Western governments are still prepared to volunteer troops for classic peace monitoring operations that follow a ceasefire, such as that on the Ethiopia-Eritrea border. In such cases, the risk of casualties is low. However, most wars today resist tidy solutions and involve the UN staring down a variety of combatants prone to shifting alliances and goals. These are the duties Western governments prefer to avoid.
Western countries often train and equip militaries in the developing world to cope with peacekeeping missions deemed too risky for their own personnel. Such training is to be encouraged. Not only does it help the UN prepare for peacekeeping, but it can also facilitate military reform in the developing country supplying the personnel. None of this, however, can compensate morally or practically for the absence of U.S. and other Western participation in African peacekeeping.
When conditions in Sierra Leone reached a crisis point this past spring, Great Britain dispatched a small force to rescue peacekeepers and stabilize the UN operation. The operation showed what Western high-tech militaries can achieve, even with small numbers.

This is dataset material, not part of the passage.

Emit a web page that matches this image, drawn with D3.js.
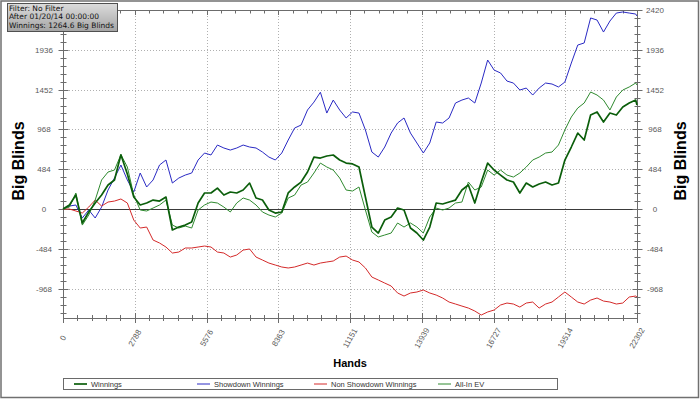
<!DOCTYPE html>
<html>
<head>
<meta charset="utf-8">
<script src="https://cdn.jsdelivr.net/npm/d3@7"></script>
<style>
  body { margin: 0; background: #fff; }
  svg { display: block; font-family: 'Liberation Sans', Arial, sans-serif; }
</style>
</head>
<body>
<div id="chart"></div>
<script>
const hands = [
  0, 250, 500, 750, 1000, 1250, 1500, 1750, 2000, 2250,
  2500, 2750, 3000, 3250, 3500, 3750, 4000, 4250, 4500, 4750,
  5000, 5250, 5500, 5750, 6000, 6250, 6500, 6750, 7000, 7250,
  7500, 7750, 8000, 8250, 8500, 8750, 9000, 9250, 9500, 9750,
  10000, 10250, 10500, 10750, 11000, 11250, 11500, 11750, 12000, 12250,
  12500, 12750, 13000, 13250, 13500, 13750, 14000, 14250, 14500, 14750,
  15000, 15250, 15500, 15750, 16000, 16250, 16500, 16750, 17000, 17250,
  17500, 17750, 18000, 18250, 18500, 18750, 19000, 19250, 19500, 19750,
  20000, 20250, 20500, 20750, 21000, 21250, 21500, 21750, 22000, 22250,
  22302
]

const winnings = [
  0, 49, 170, -170, -36, 73, 170, 292, 353, 660,
  426, 146, 49, 73, 109, 97, 146, -255, -219, -195,
  -158, 73, 195, 195, 255, 170, 207, 195, 231, 316,
  134, 109, -12, -49, -36, 195, 268, 328, 450, 632,
  620, 645, 657, 596, 559, 548, 511, 146, -219, -292,
  -134, -97, 12, -12, -231, -292, -377, -219, 73, 61,
  85, 109, 231, 292, 73, 328, 559, 474, 413, 353,
  328, 195, 316, 268, 304, 328, 292, 316, 596, 754,
  924, 839, 1143, 1180, 1058, 1167, 1143, 1240, 1289, 1325,
  1265
]

const showdownWinnings = [
  0, 36, 49, -109, -12, -109, 24, 231, 377, 535,
  353, 207, 438, 268, 353, 535, 596, 316, 377, 413,
  438, 596, 681, 657, 778, 742, 717, 742, 778, 754,
  742, 693, 632, 596, 681, 839, 985, 1021, 1204, 1300,
  1420, 1167, 1325, 1204, 1107, 1180, 1167, 961, 693, 632,
  754, 924, 1046, 1107, 924, 803, 681, 803, 1058, 1046,
  1107, 1289, 1325, 1350, 1289, 1532, 1812, 1690, 1654, 1556,
  1532, 1447, 1471, 1386, 1471, 1532, 1520, 1484, 1544, 1775,
  1994, 2019, 2323, 2298, 2152, 2286, 2383, 2396, 2383, 2371,
  2347
]

const nonShowdownWinnings = [
  0, 0, -24, -49, 24, 109, 36, 85, 97, 122,
  73, -134, -231, -219, -377, -413, -462, -535, -523, -474,
  -474, -462, -450, -462, -523, -535, -584, -559, -499, -486,
  -584, -620, -657, -681, -705, -717, -705, -681, -657, -681,
  -657, -644, -632, -584, -572, -620, -644, -717, -827, -863,
  -900, -936, -1021, -1058, -1021, -1009, -985, -1021, -1046, -1082,
  -1131, -1155, -1180, -1204, -1240, -1289, -1252, -1228, -1167, -1143,
  -1155, -1192, -1143, -1131, -1204, -1155, -1131, -1070, -1009, -1070,
  -1131, -1155, -1107, -1082, -1119, -1131, -1155, -1143, -1070, -1058,
  -1070
]

const allInEV = [
  0, 24, 195, -195, -73, 109, 353, 450, 474, 660,
  511, 170, -12, -24, 12, 49, 109, -195, -231, -207,
  -231, -12, 49, 85, 73, 24, -36, 73, 134, 109,
  49, -36, -73, -97, -49, 134, 170, 292, 328, 438,
  559, 511, 474, 377, 231, 219, 268, -12, -280, -340,
  -316, -292, -170, -219, -170, -219, -292, -97, 12, -12,
  12, 73, 85, 328, 231, 268, 474, 413, 474, 413,
  389, 438, 511, 596, 632, 681, 693, 778, 961, 1119,
  1228, 1289, 1423, 1386, 1325, 1204, 1362, 1447, 1484, 1532,
  1508
]

const xTicks = [0, 2788, 5576, 8363, 11151, 13939, 16727, 19514, 22302]
const yTicks = [-968, -484, 0, 484, 968, 1452, 1936, 2420]

const seriesNames = ['Winnings', 'Showdown Winnings', 'Non Showdown Winnings', 'All-In EV']
const infoLines = ['Filter: No Filter', 'After 01/20/14 00:00:00', 'Winnings: 1264.6 Big Blinds']

const width = 700
const height = 399
const plot = { left: 63, right: 637, top: 10, bottom: 318 }
const axisColor = '#6c6c6c'

const svg = d3.select('#chart')
  .append('svg')
  .attr('width', width)
  .attr('height', height)

svg.append('rect')
  .attr('x', 1)
  .attr('y', 1)
  .attr('width', width - 2.5)
  .attr('height', height - 2.5)
  .attr('fill', '#fff')
  .attr('stroke', '#707070')
  .attr('stroke-width', 1.5)

const x = d3.scaleLinear()
  .domain([0, 22302])
  .range([plot.left, plot.right])

const y = d3.scaleLinear()
  .domain([-1325, 2420])
  .range([plot.bottom, plot.top])

// dotted grid at the major ticks
const grid = svg.append('g')
  .attr('stroke', '#b0b0b0')
  .attr('stroke-width', 1)
  .attr('stroke-dasharray', '1,2')

grid.selectAll('line.v')
  .data(xTicks.slice(1, -1))
  .join('line')
    .attr('x1', d => Math.round(x(d)) + 0.5)
    .attr('x2', d => Math.round(x(d)) + 0.5)
    .attr('y1', plot.top)
    .attr('y2', plot.bottom)

grid.selectAll('line.h')
  .data(yTicks.filter(d => d !== 0 && d !== 2420))
  .join('line')
    .attr('x1', plot.left)
    .attr('x2', plot.right)
    .attr('y1', d => Math.round(y(d)) + 0.5)
    .attr('y2', d => Math.round(y(d)) + 0.5)

// zero line
svg.append('line')
  .attr('x1', plot.left)
  .attr('x2', plot.right)
  .attr('y1', Math.round(y(0)) + 0.5)
  .attr('y2', Math.round(y(0)) + 0.5)
  .attr('stroke', '#3a3a3a')
  .attr('stroke-width', 1)

// frame of the plot
const axes = svg.append('g')
  .attr('stroke', axisColor)
  .attr('stroke-width', 1)
  .attr('fill', 'none')

axes.append('rect')
  .attr('x', plot.left + 0.5)
  .attr('y', plot.top + 0.5)
  .attr('width', plot.right - plot.left)
  .attr('height', plot.bottom - plot.top)

const xStep = 22302 / 40
const xMinor = d3.range(0, 41).map(i => i * xStep)
const yStep = 484 / 5
const yMinor = d3.range(-13, 26).map(i => i * yStep).filter(d => d <= 2420)
const isMajorX = (i) => i % 5 === 0

// bottom and top ticks
axes.selectAll('line.bt')
  .data(xMinor)
  .join('line')
    .attr('x1', d => Math.round(x(d)) + 0.5)
    .attr('x2', d => Math.round(x(d)) + 0.5)
    .attr('y1', (d, i) => plot.bottom - (isMajorX(i) ? 5 : 3))
    .attr('y2', (d, i) => plot.bottom + (isMajorX(i) ? 5 : 3))

axes.selectAll('line.tt')
  .data(xMinor)
  .join('line')
    .attr('x1', d => Math.round(x(d)) + 0.5)
    .attr('x2', d => Math.round(x(d)) + 0.5)
    .attr('y1', plot.top)
    .attr('y2', (d, i) => plot.top + (isMajorX(i) ? 5 : 3.5))

// left and right ticks
for (const ax of [plot.left, plot.right]) {
  axes.append('g')
    .selectAll('line')
    .data(yMinor)
    .join('line')
      .attr('x1', d => ax + 0.5 - (Math.round(d / yStep) % 5 === 0 ? 5 : 3))
      .attr('x2', d => ax + 0.5 + (Math.round(d / yStep) % 5 === 0 ? 5 : 3))
      .attr('y1', d => Math.round(y(d)) + 0.5)
      .attr('y2', d => Math.round(y(d)) + 0.5)
}

// tick labels
const labelStyle = (sel) => sel
  .attr('font-size', 8)
  .attr('fill', '#5a5a5a')
  .attr('text-anchor', 'middle')

svg.append('g')
  .call(labelStyle)
  .selectAll('text')
  .data(yTicks.filter(d => d !== 2420))
  .join('text')
    .attr('x', 44)
    .attr('y', d => y(d) + 3)
    .text(d => d)

svg.append('g')
  .call(labelStyle)
  .selectAll('text')
  .data(yTicks)
  .join('text')
    .attr('x', 655)
    .attr('y', d => y(d) + 3)
    .text(d => d)

svg.append('g')
  .call(labelStyle)
  .selectAll('text')
  .data(xTicks)
  .join('text')
    .attr('transform', d => `translate(${x(d)}, 338) rotate(-60)`)
    .attr('dy', '0.35em')
    .text(d => d)

// axis titles
svg.append('text')
  .attr('transform', 'translate(24, 161) rotate(-90)')
  .attr('text-anchor', 'middle')
  .attr('font-size', 16)
  .attr('font-weight', 'bold')
  .text('Big Blinds')

svg.append('text')
  .attr('transform', 'translate(686, 161) rotate(-90)')
  .attr('text-anchor', 'middle')
  .attr('font-size', 16)
  .attr('font-weight', 'bold')
  .text('Big Blinds')

svg.append('text')
  .attr('x', 350)
  .attr('y', 367)
  .attr('text-anchor', 'middle')
  .attr('font-size', 11)
  .attr('font-weight', 'bold')
  .text('Hands')

// series
const series = [
  { name: seriesNames[1], values: showdownWinnings, color: '#2a2ac4', width: 1 },
  { name: seriesNames[2], values: nonShowdownWinnings, color: '#d42a2a', width: 1 },
  { name: seriesNames[3], values: allInEV, color: '#2f8a2f', width: 1 },
  { name: seriesNames[0], values: winnings, color: '#0b5e0b', width: 1.7 }
]

const line = d3.line()
  .x((d, i) => x(hands[i]))
  .y(d => y(d))

svg.append('g')
  .selectAll('path')
  .data(series)
  .join('path')
    .attr('d', d => line(d.values))
    .attr('fill', 'none')
    .attr('stroke', d => d.color)
    .attr('stroke-width', d => d.width)
    .attr('stroke-linejoin', 'round')

// legend
const legend = svg.append('g')

legend.append('rect')
  .attr('x', 63.5)
  .attr('y', 378.5)
  .attr('width', 494)
  .attr('height', 11)
  .attr('fill', '#fff')
  .attr('stroke', '#6a6a6a')

const legendItems = [
  { name: seriesNames[0], color: '#0b5e0b', width: 1.7, x: 74 },
  { name: seriesNames[1], color: '#2a2ac4', width: 1, x: 197 },
  { name: seriesNames[2], color: '#d42a2a', width: 1, x: 314 },
  { name: seriesNames[3], color: '#2f8a2f', width: 1, x: 438 }
]

const item = legend.selectAll('g')
  .data(legendItems)
  .join('g')
    .attr('transform', d => `translate(${d.x}, 384)`)

item.append('line')
  .attr('x1', 0)
  .attr('x2', 13)
  .attr('stroke', d => d.color)
  .attr('stroke-width', d => d.width)

item.append('text')
  .attr('x', 17)
  .attr('y', 2.6)
  .attr('font-size', 7.5)
  .attr('fill', '#333')
  .text(d => d.name)

// info box in the corner
const defs = svg.append('defs')
const grad = defs.append('linearGradient')
  .attr('id', 'infoFill')
  .attr('x1', 0).attr('y1', 0)
  .attr('x2', 0).attr('y2', 1)
grad.append('stop').attr('offset', '0%').attr('stop-color', '#dcdcdc')
grad.append('stop').attr('offset', '100%').attr('stop-color', '#a4a4a4')

svg.append('rect')
  .attr('x', 7.5)
  .attr('y', 3.5)
  .attr('width', 110)
  .attr('height', 28)
  .attr('fill', 'url(#infoFill)')
  .attr('stroke', '#505050')

svg.append('g')
  .selectAll('text')
  .data(infoLines)
  .join('text')
    .attr('x', 9)
    .attr('y', (d, i) => 11 + i * 8.4)
    .attr('font-family', "'DejaVu Sans', sans-serif")
    .attr('font-size', 7.5)
    .attr('fill', '#111')
    .text(d => d)
</script>
</body>
</html>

U.S. Ambassador Richard Holbrooke is a powerful advocate for Africa at the UN. He speaks often of the need to address the problems of this vast and desperately underdeveloped continent. But the impact of his message is undermined by the persistent refusal of the U.S. Congress to allow American participation in peacekeeping in Africa, or even the financial appropriation of the U.S. share of UN missions on the continent. (Oddly, the Congressional Black Caucus has been silent on this scandalous pattern.)
Canada has performed better than most Western countries when it comes to peacekeeping in Africa, with Canadian Major-General Romeo Dallaire and his very few hardy companions serving as a beacon of decency in the midst of Rwanda's genocide. Since then, Canada attempted in late 1996 to organize the rescue of refugees in Eastern Zaire but was frustrated by more skeptical, larger powers unwilling to risk security assets for these purposes. Canada participated in a multinational coalition and UN peacekeeping operation aimed at forestalling serious internal violence in the Central African Republic. And it is now preparing to deploy several companies of troops to the UN's new operation on the Ethiopia-Eritrea border. Canada can and should build on this creditable record of its own, but it also should encourage other Western countries to engage likewise with Africa's severe security challenges.
A heavy burden falls on African leaders, such as the democratically elected and highly regarded presidents of South Africa and Nigeria, to police their own continent. They are doing this in the Ivory Coast at the moment. This is promising.
But if the world is to contain and reverse the dangerous trend to violence on the African continent, a violence that threatens us all economically and through immigration, then we must recognize that Africans and developing nations cannot do the job of peacekeeping alone. Industrialized countries must not only support UN peacekeeping through financial and technical contributions, they must be willing to live up to their own rhetoric and put their soldiers on the line. David Malone is president of the International Peace Academy in New York. Ramesh Thakur is vice rector of the United Nations University in Tokyo.